Und: "Wir hören übrigens gerne auch die Vorschläge von anderen an", fügte Lindner hinzu. "Wir nehmen sie gerne entgegen und erwähnen sie. Damit zähle ich die Koalition, die Opposition, die Wirtschaftsverbände und die Gewerkschaften mit ein, die Vorschläge machen können." Denn die Wirtschaftswende sei nicht ein Projekt der Freien Demokraten. "Die Wirtschaftswende muss ein Projekt dieses Landes sein", betonte der Bundesfinanzminister. "Und deshalb muss jede und jeder, jede politische, gesellschaftliche oder wirtschaftliche Kraft ihren Beitrag leisten. Wir sind bereit zu diskutieren."
"STATUS DER ABSURDITÄT"
Krawall hört sich anders an. Und dass Lindner Krawall kann, hat der 45-Jährige schon mehrfach unter Beweis gestellt, kulminiert in der Aussage beim Verlassen der Jamaika-Sondierungen im November 2017: "Es ist besser, nicht zu regieren als falsch zu regieren". Von diesem Geist war auf dem 75. Bundesparteitag der Liberalen am Samstag und Sonntag in der hippen Location "STATION" in Berlin-Kreuzberg aber nichts zu spüren. In seiner rund 70-minütigen Rede, die von den 662 Delegierten mit stehendem, langanhaltendem Applaus bedacht wurde, ging Lindner nicht auf Konfrontationskurs zur Ampel.
Nur seine Lieblingsfeindin, Bundesfamilienministerin Lisa Paus, bekam wegen der Kindergrundsicherung wieder ihr Fett weg. Die auf dem Tisch liegenden Pläne der Grünen-Politikerin liefen darauf hinaus, bis zu 5000 neue Staatsdiener einzustellen, die mit Milliarden Euro dafür sorgten, dass laut einer Studie etwa 70.000 Menschen - so viele Einwohner wie die Stadt Aschaffenburg - aus der Arbeit gingen. "Ein solches Modell hat den Status der Absurdität erreicht", bellte Lindner.

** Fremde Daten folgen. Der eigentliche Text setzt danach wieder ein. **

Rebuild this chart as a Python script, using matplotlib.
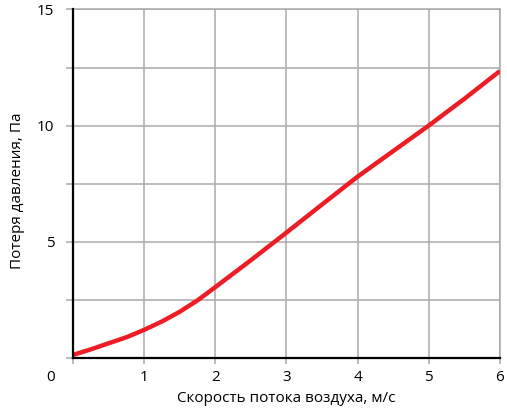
import matplotlib.pyplot as plt
import numpy as np

# Flow speed, m/s and pressure loss, Pa
speed = [0, 0.25, 0.5, 0.75, 1, 1.25, 1.5, 1.75, 2, 2.5, 3, 3.5, 4, 4.5, 5, 5.5, 6]
pressure_loss = [0.12, 0.36, 0.62, 0.88, 1.2, 1.56, 1.98, 2.47, 3.04,
                 4.2, 5.39, 6.6, 7.8, 8.9, 10.0, 11.15, 12.35]

x_ticks = [0, 1, 2, 3, 4, 5, 6]
x_labels = ["", "1", "2", "3", "4", "5", "6"]
y_ticks = [0, 2.5, 5, 7.5, 10, 12.5, 15]
y_labels = ["", "", "5", "", "10", "", "15"]

XLABEL = "Скорость потока воздуха, м/с"
YLABEL = "Потеря давления, Па"

GRID_COLOR = "#a9a9a9"
LINE_COLOR = "#ee1d25"
FS = 11

plt.rcParams["font.family"] = ["Open Sans", "DejaVu Sans"]

fig = plt.figure(figsize=(5.07, 4.09), dpi=100)
ax = fig.add_axes([0.144, 0.1254, 0.842, 0.8514])

ax.plot(speed, pressure_loss, color=LINE_COLOR, lw=3.2,
        solid_capstyle="butt", solid_joinstyle="round", zorder=3)

ax.set_xlim(0, 6)
ax.set_ylim(0, 15)
ax.set_xticks(x_ticks)
ax.set_xticklabels(x_labels)
ax.set_yticks(y_ticks)
ax.set_yticklabels(y_labels)
ax.grid(True, color=GRID_COLOR, lw=1.1)
ax.set_axisbelow(True)

for side in ["left", "bottom"]:
    ax.spines[side].set_linewidth(1.6)
    ax.spines[side].set_color("black")
    ax.spines[side].set_zorder(4)
for side in ["top", "right"]:
    ax.spines[side].set_linewidth(1.1)
    ax.spines[side].set_color(GRID_COLOR)

ax.tick_params(axis="x", length=4, width=1.1, color=GRID_COLOR, pad=4.5, labelsize=FS)
ax.tick_params(axis="y", length=5, width=1.1, color=GRID_COLOR, pad=8.5, labelsize=FS)

# origin label sits below-left of the corner
ax.annotate("0", xy=(0, 0), xytext=(-16.5, -14), textcoords="offset points",
            ha="center", va="center", fontsize=FS)

ax.set_xlabel(XLABEL, fontsize=FS, va="center")
ax.xaxis.set_label_coords(0.5, -0.116)
ax.set_ylabel(YLABEL, fontsize=FS, va="center")
ax.yaxis.set_label_coords(-0.131, 0.48)

plt.savefig("out.png", dpi=100)
plt.close()
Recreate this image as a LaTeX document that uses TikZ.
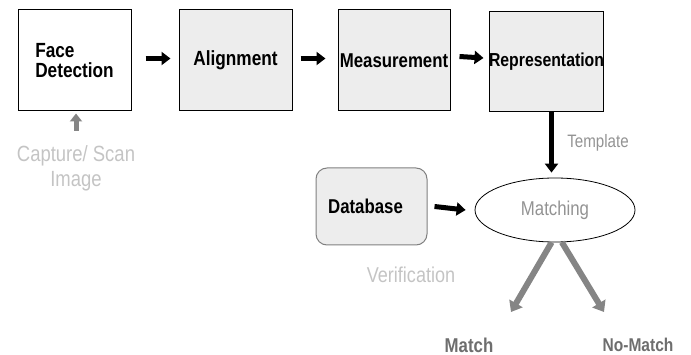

Das war es aber auch schon. Keine Kritik am "Friedenskanzler" Olaf Scholz, keine Kritik am oft gescholtenen Wirtschaftsminister Robert Habeck, auch wegen jüngster Ungereimtheiten beim Atomausstieg.
Denn eines ist auch den Liberalen klar: Ein Ausstieg aus der ungeliebten Ampel würde die FDP in eine noch prekärere Lage versetzen als sie ohnehin ist. Eine Mehrheit mit CDU/CSU im Bundestag - wie es sie beim derzeit vielzitierten Sprung der Liberalen von Helmut Schmidts SPD zur Union unter Helmut Kohl 1982 gab - ist weit entfernt. Und bei einer vorgezogenen Neuwahl müssten die Liberalen laut aktueller Umfragen fürchten, den Wiedereinzug in den Bundestag zu verpassen. Es dürfte der FDP auch klar sein, dass ein Regierungsaustritt und eine damit gezeigte Untreue bei den Wählerinnen und Wählern nicht unbedingt gut ankommen würde.
"GUCKST DU SCHEISSE, FÄHRST DU SCHEISSE"
Auch FDP-Generalsekretär Bijan Djir-Sarai stellte in seiner Rede zum Abschluss des Parteitags am Sonntag klar: "Ich schätze unsere Koalitionspartner sehr." Also geht es ab Montag wieder in die Mühen der Ebene. Die Europawahl am 9. Juni ist der erste Testlauf, wie es um die FDP tatsächlich in Deutschland bestellt ist. Spitzenkandidatin Marie-Agnes Strack-Zimmermann gab sich bei ihrer Wahlkampfrede auf dem Parteitag am Samstag ebenso zahm wie Lindner. Als ihre Hauptgegnerin identifizierte sie wieder einmal EU-Kommissionspräsidentin Ursula von der Leyen von der CDU. Von der Leyen habe in ihrer Amtszeit die Werte der Europäischen Union "nicht gelebt, sondern geschreddert".
Auf Umfragen würde sie ohnehin nicht allzu viel geben, betonte die 66-Jährige. Schon ihr Motorrad-Fahrlehrer habe immer gesagt: "Guckst Du scheiße, fährst Du scheiße". Damit begründete sie ihre Skepsis gegenüber Demoskopen gewohnt flapsig. Es gehe jetzt vielmehr um die Devise: "Wachsweich war gestern, klare Linie ist heute."
Für Parteienforscher Uwe Jun von der Universität Trier ist das der Schlüssel zum Erfolg: "Entscheidend für die FDP wird der Faktor Glaubwürdigkeit sein, wie glaubwürdig kann sie in dieser Koalition noch agieren?", sagt er, fügt aber hinzu: Wie das letztlich gelingen werde, das sei "die Eine-Million-Euro-Frage".